There is one thing, however, that is clear to me.
The banking business has been around for a thousand years, it’s the life blood of any economy and it’s not going to go away. This crisis, when it’s all over, will have taken huge capacity out of the international banking and financial business. Those banks that survive this turmoil will be extraordinarily well positioned to do outstandingly well and I think that includes the Canadian banks.
In 1873, there was a financial panic and banking crisis in Paris and Baron Rothschild said the time to buy is “when there is blood in the streets”. Well, we must be getting close.
Booms, busts, bubbles, panics, crashes and bankruptcies – to some extent we’ve seen it all before, but somehow the system always survives, adapts and moves on to bigger and better things and, in time, I am sure it will again.
Also, we should remember that the U.S. economy is;
- the most entrepreneurial
- the most innovative
- the most competitive
- the most flexible and
- by far the most resilient in the world
For two centuries, it has demonstrated time and again an enormous ability to bounce back.

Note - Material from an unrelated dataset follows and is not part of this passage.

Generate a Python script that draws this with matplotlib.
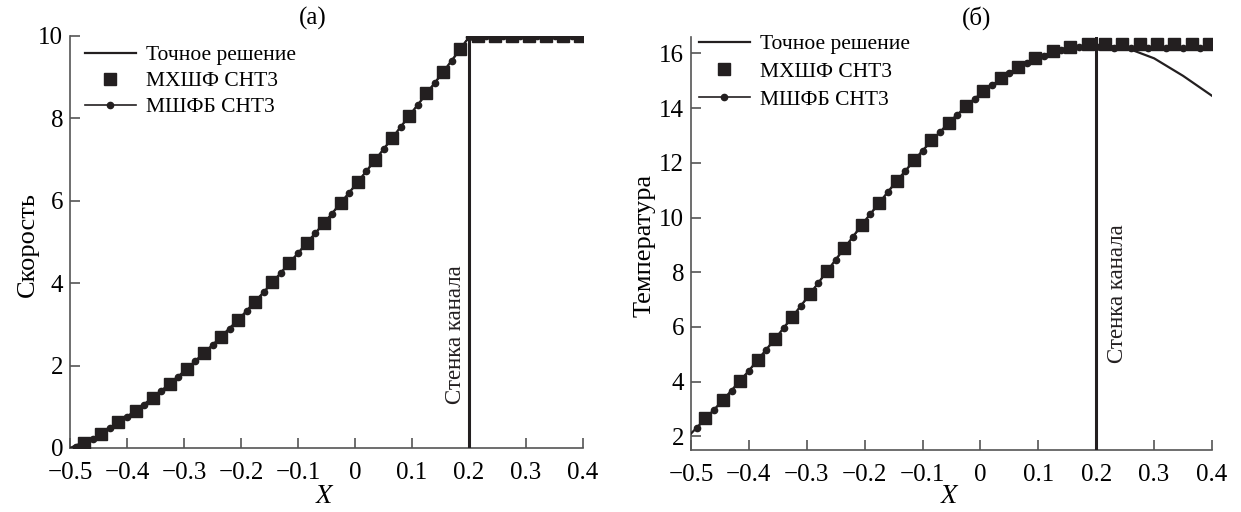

This time it may just take longer.
Will this be the financial crisis to end all crises – not a chance.
Twenty years from now, this crisis will be ancient history and long forgotten, and the young people running the businesses at that time will set out to do the same thing all over again.
Nevertheless, hope springs eternal and I hope the lessons of the past year and a half are indelibly ingrained;
- on central banks
- on regulators
- on Boards of Directors and most especially
- on top corporate management
so that the financial business may once again become an industry of choice for investors.